No clue what happened in my system. All was working fine... until then.
Code:
C:\rnes>make clean
C:\MinGW\msys\1.0\bin\rm -f *.o *~ "#"*"#" RockNES.exe
/usr/bin/sh: C:MinGWmsys1.0binrm: command not found
makefile:93: recipe for target 'clean' failed
mingw32-make: *** [clean] Error 127
???
First result from Google for
msys rm backslash is
"Writing portable makefiles" by Sebastien Kramm, which recommends code like this:
Code:
ifdef SystemRoot
RM=del /F /Q
else
RM=rm -f
endif
Then, to delete something in the
clean target, use
$(RM) to select the correct delete command.
It was working perfectly fine until today. I have no clue what happened.
Did an update to Windows or MSYS run in the background between then and now? What does your Windows Update history show, and what is the latest file modification date for MSYS files?
Last Windows Update on May 9th 2017.
I reinstalled MinGW + MSYS, but got the same error.
Looks like it's related with sh.exe.
EDIT: that's strange.
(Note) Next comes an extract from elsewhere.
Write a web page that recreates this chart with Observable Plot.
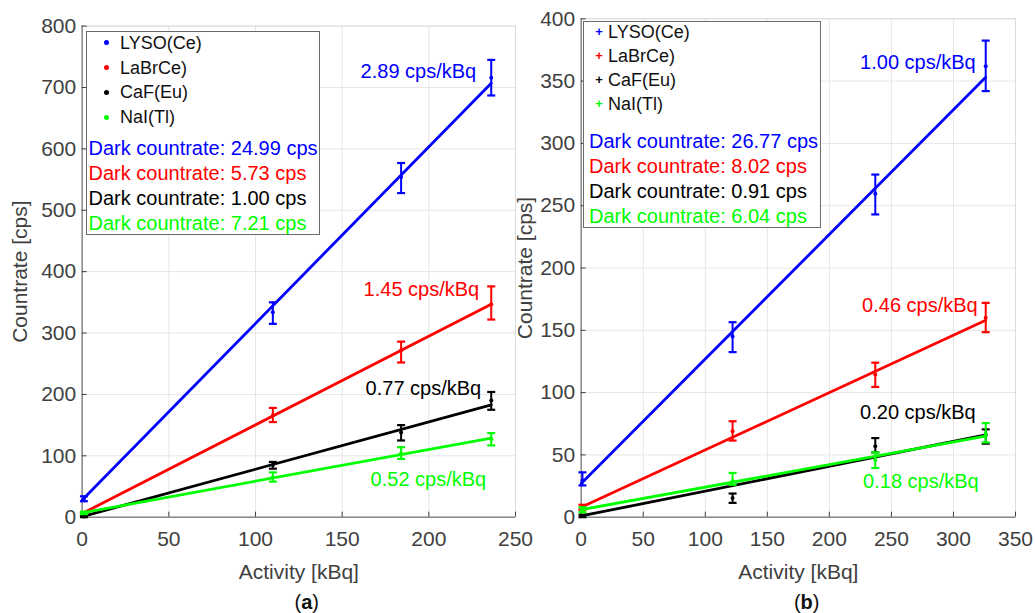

I reinstalled my MinGW, Allegro library and ZLIB... and still the same error, using the exact same makefile. If I type rm -f *.o, it has no error.
EDIT 2: solved. Looks like MinGW does NOT like MSYS in my PATH (sh.exe).
For some reason, Dev-Cpp is conflicting with the PATH setting X command prompt window. As I said, all was working fine... until then. If I add "C:\MinGW\msys\1.0\bin" to the PATH, Dev-Cpp works, but NOT gcc on command prompt. On other side, if I remove that from the PATH, I can compile my emulator in a command prompt window, but Dev-Cpp now gives the error (see 1st post).
The reason is sh.exe at C:\MinGW\msys\1.0\bin.